ROMA – Millecinquecento in 13 anni, orfani due volte. Sono i minori, bambini o ragazzini, che hanno perso la mamma in uno dei tanti casi di “femminicidio” e che di conseguenza hanno perso anche il papà, in questi casi assassino della mamma e finito in galera. Lasciati soli a elaborare un lutto enorme, spesso affidati a parenti o a nuove famiglie lontano dalla provincia d’origine. Chi sono, che percorso hanno seguito, da chi sono stati aiutati questi orfani?
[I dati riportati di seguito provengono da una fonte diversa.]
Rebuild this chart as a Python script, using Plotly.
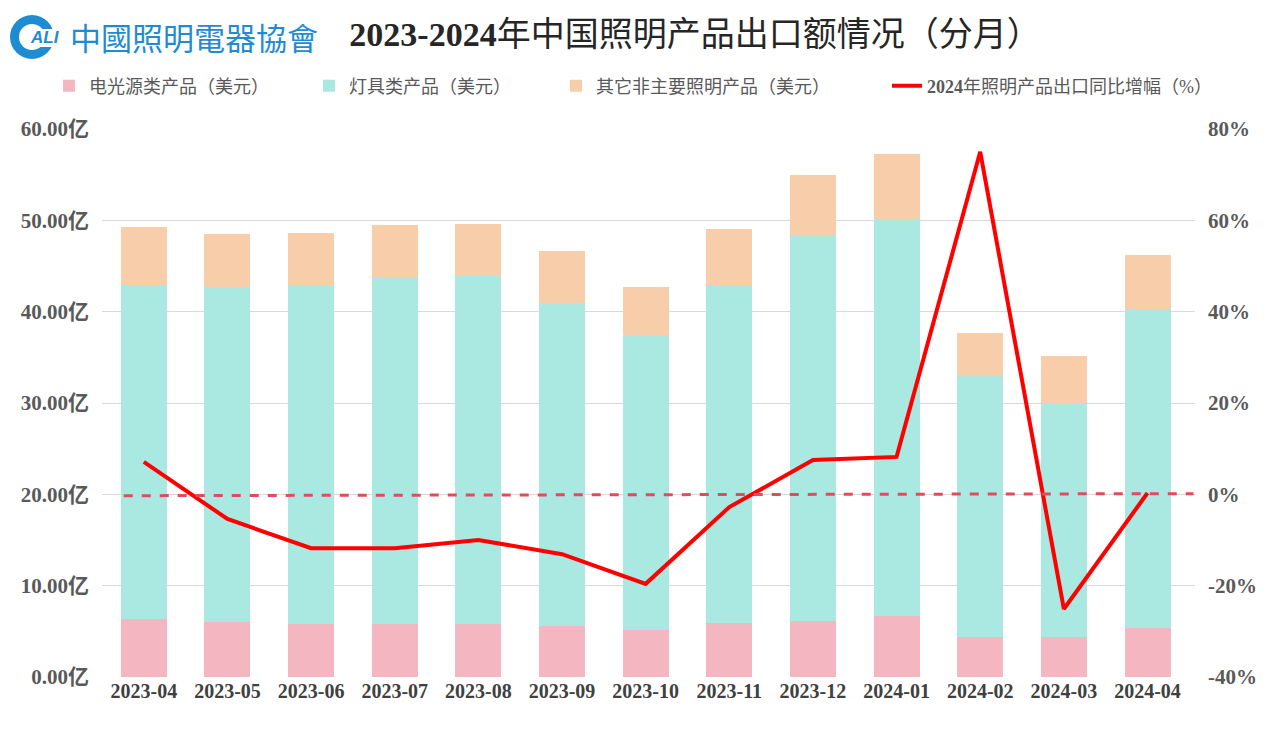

Le storie le ha raccolte un team di otto ricercatori dell’università di Napoli. Hanno cercato le storie di cronaca, concentrate tra il 2000 e il 2013, raccolto nomi e cognomi delle vittime, chiamato gli avvocati, parlato con i genitori affidatari o con i familiari. Tutto per capire come sono stati aiutati a crescere. La conclusione degli studiosi non è rassicurante, non sempre almeno. Spiega la professoressa Anna Costanza Baldry:
“Le istituzioni molte volte non sono di aiuto. Fanno resistenze secondo me ingiustificate. Ci vorrebbe la collaborazione delle forze dell’ordine dei servizi dei tribunali per i minorenni: la privacy è garantita. E noi comunque non piombiamo all’improvviso nella vita delle vittime. Se chiediamo un colloquio con un maggiorenne è per capire come ha vissuto la fase successiva al lutto, se è stato aiutato e da chi, cosa lo avrebbe potuto far stare meglio. I bambini non li incontriamo: per loro ci bastano i racconti degli affidatari. E per i più grandi, ancora minorenni, c’è sempre bisogno del permesso da parte dell’affidatario”.
«Non vorrei sembrare troppo dura, ma viene da pensare che questi ragazzi siano orfani tre volte, perché pure lo Stato li ha abbandonati nel momento in cui ha ignorato le denunce di violenza presentate dalle vittime», prosegue Baldry.